Written task - Restate, exactly and without pictures, the lines from the start of the listing below through the line holding "(fTL) -- (fBL);".

** Start of Listed entries **

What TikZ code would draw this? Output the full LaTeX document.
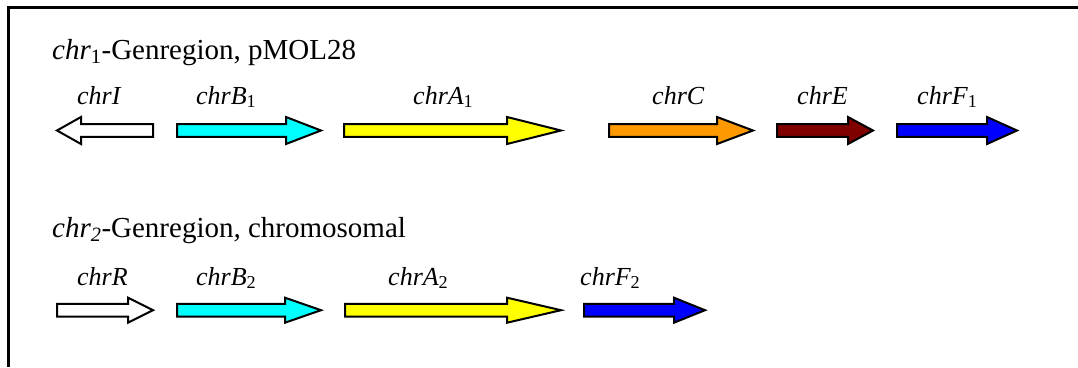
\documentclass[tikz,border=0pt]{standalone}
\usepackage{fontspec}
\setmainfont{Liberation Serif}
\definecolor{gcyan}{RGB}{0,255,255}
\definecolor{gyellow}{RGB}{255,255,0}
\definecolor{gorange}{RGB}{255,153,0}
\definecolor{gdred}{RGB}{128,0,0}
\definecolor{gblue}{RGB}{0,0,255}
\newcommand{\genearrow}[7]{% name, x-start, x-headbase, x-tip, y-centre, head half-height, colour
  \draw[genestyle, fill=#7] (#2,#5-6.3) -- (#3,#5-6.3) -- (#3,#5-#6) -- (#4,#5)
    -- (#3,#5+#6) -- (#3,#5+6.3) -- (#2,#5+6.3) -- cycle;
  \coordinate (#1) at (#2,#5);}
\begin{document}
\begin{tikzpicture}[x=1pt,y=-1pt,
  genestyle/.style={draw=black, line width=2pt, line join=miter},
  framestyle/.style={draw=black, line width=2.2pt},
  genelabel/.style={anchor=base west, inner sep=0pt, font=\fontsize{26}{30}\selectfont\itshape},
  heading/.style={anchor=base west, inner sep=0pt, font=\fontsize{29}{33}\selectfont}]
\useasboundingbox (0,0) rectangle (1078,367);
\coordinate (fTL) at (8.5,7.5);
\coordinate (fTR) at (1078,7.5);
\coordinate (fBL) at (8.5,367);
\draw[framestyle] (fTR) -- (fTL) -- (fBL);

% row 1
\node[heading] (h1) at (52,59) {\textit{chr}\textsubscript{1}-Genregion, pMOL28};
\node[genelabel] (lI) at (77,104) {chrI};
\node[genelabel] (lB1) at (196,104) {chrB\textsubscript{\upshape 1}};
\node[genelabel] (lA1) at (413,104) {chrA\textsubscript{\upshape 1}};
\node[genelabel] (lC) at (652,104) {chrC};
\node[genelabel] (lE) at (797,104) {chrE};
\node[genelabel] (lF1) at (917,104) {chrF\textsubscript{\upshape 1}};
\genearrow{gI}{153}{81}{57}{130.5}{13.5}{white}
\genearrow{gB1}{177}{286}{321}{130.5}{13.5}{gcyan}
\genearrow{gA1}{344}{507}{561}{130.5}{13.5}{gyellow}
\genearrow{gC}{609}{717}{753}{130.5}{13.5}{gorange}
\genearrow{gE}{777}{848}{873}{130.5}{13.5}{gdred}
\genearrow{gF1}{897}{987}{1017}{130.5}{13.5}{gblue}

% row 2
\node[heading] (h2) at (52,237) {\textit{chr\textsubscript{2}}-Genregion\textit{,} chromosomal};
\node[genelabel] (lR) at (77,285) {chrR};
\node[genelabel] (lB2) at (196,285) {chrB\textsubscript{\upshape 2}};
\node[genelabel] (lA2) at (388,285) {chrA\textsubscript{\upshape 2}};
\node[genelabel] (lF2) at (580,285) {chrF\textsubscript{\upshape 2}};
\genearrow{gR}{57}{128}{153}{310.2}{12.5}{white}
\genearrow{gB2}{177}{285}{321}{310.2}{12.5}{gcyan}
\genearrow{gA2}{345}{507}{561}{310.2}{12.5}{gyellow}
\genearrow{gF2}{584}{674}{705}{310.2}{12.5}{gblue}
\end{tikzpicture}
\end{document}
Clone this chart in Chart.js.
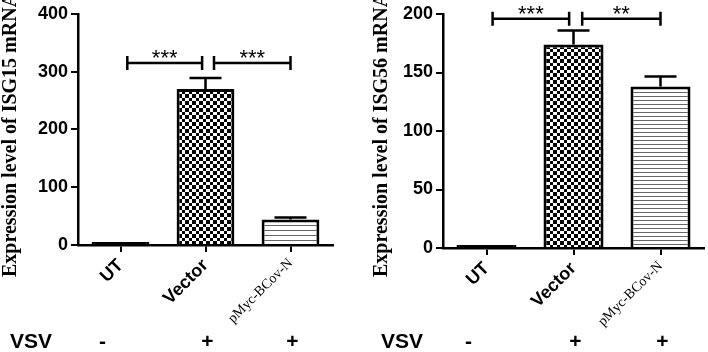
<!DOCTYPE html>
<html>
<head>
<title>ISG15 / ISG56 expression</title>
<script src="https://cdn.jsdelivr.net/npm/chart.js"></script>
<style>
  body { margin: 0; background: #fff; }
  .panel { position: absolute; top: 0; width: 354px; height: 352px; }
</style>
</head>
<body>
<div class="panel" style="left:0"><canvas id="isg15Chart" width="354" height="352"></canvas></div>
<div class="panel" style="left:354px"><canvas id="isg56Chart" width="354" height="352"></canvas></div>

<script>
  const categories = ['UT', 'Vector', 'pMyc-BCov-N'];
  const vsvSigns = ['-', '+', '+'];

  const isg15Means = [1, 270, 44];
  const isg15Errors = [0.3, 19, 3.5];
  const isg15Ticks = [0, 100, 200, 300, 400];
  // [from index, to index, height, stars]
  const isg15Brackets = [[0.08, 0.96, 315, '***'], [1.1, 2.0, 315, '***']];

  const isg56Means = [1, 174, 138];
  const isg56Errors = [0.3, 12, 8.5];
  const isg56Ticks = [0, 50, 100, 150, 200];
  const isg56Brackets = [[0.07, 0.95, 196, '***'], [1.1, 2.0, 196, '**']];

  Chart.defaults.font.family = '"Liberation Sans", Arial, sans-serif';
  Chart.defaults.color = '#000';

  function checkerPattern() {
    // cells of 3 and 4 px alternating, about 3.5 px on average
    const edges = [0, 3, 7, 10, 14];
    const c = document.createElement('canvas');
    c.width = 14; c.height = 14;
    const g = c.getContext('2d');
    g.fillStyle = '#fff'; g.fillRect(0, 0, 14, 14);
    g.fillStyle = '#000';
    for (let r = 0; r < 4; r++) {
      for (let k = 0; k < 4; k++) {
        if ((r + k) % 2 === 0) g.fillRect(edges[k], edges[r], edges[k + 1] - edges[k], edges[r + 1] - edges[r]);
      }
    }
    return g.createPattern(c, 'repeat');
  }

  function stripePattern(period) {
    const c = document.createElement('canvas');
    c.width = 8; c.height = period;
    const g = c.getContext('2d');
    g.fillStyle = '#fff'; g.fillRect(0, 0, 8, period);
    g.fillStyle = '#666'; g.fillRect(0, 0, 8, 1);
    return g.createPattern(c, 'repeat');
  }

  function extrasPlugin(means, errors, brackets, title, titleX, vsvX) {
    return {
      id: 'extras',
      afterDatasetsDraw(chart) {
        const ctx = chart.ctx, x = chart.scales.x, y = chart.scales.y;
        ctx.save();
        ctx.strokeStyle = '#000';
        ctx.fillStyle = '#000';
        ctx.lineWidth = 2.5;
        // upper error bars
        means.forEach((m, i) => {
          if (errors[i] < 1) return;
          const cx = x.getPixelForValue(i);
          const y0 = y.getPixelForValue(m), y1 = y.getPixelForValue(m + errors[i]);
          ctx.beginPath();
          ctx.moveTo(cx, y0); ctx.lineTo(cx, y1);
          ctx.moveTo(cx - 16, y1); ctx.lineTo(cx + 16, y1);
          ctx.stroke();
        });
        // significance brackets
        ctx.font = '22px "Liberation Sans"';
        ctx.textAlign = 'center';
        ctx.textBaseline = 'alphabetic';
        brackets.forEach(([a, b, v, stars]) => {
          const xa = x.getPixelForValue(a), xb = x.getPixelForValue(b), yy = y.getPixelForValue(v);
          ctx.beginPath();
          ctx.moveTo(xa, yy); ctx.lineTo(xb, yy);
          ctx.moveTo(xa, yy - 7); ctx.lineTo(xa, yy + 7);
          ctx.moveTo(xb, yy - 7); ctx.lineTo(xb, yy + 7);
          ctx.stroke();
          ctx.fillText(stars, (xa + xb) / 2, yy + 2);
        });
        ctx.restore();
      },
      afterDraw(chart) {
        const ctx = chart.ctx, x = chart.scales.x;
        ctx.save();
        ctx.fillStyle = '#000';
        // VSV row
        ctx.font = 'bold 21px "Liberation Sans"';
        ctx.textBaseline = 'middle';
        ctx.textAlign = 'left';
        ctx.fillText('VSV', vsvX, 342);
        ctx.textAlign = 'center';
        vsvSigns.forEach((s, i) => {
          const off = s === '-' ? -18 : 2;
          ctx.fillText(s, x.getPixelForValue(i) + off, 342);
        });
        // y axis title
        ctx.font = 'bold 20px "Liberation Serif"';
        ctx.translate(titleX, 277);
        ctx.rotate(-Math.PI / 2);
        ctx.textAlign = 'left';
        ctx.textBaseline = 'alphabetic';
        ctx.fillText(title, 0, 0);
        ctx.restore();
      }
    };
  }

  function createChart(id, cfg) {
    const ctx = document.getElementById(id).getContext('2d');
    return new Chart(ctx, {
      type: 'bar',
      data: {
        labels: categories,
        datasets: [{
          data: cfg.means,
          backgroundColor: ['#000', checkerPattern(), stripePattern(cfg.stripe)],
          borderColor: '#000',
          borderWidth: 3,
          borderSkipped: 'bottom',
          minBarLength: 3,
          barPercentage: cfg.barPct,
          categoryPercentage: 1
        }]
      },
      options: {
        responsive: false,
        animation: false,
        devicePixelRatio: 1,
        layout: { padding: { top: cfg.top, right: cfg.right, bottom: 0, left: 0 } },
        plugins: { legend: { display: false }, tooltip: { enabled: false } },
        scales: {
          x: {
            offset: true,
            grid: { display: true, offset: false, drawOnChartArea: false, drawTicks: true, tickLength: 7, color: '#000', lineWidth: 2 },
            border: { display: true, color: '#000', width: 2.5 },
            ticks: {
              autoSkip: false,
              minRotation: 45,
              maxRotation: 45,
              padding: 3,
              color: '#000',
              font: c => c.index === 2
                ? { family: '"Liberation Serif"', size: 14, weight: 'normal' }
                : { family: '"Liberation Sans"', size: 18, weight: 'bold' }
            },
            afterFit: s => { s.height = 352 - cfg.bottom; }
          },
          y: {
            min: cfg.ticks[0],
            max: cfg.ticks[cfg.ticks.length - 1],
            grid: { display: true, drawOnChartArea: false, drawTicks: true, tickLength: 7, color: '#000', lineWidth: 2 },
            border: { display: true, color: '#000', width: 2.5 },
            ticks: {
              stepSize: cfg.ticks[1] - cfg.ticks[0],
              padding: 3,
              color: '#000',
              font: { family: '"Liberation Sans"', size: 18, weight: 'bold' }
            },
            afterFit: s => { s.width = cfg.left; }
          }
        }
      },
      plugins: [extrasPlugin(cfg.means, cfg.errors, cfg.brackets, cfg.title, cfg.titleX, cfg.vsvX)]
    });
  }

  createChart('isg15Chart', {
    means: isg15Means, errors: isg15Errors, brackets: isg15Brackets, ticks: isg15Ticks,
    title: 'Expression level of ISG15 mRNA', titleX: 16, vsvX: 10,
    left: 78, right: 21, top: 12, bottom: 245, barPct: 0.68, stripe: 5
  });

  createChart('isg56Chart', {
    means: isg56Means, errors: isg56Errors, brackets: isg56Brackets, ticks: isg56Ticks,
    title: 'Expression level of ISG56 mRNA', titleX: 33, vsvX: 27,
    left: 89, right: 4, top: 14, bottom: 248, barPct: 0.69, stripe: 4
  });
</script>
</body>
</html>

** End of Listed entries **

Output below -
What TikZ code would draw this? Output the full LaTeX document.
\documentclass[tikz,border=0pt]{standalone}
\usepackage{fontspec}
\setmainfont{Liberation Serif}
\definecolor{gcyan}{RGB}{0,255,255}
\definecolor{gyellow}{RGB}{255,255,0}
\definecolor{gorange}{RGB}{255,153,0}
\definecolor{gdred}{RGB}{128,0,0}
\definecolor{gblue}{RGB}{0,0,255}
\newcommand{\genearrow}[7]{% name, x-start, x-headbase, x-tip, y-centre, head half-height, colour
  \draw[genestyle, fill=#7] (#2,#5-6.3) -- (#3,#5-6.3) -- (#3,#5-#6) -- (#4,#5)
    -- (#3,#5+#6) -- (#3,#5+6.3) -- (#2,#5+6.3) -- cycle;
  \coordinate (#1) at (#2,#5);}
\begin{document}
\begin{tikzpicture}[x=1pt,y=-1pt,
  genestyle/.style={draw=black, line width=2pt, line join=miter},
  framestyle/.style={draw=black, line width=2.2pt},
  genelabel/.style={anchor=base west, inner sep=0pt, font=\fontsize{26}{30}\selectfont\itshape},
  heading/.style={anchor=base west, inner sep=0pt, font=\fontsize{29}{33}\selectfont}]
\useasboundingbox (0,0) rectangle (1078,367);
\coordinate (fTL) at (8.5,7.5);
\coordinate (fTR) at (1078,7.5);
\coordinate (fBL) at (8.5,367);
\draw[framestyle] (fTR) -- (fTL) -- (fBL);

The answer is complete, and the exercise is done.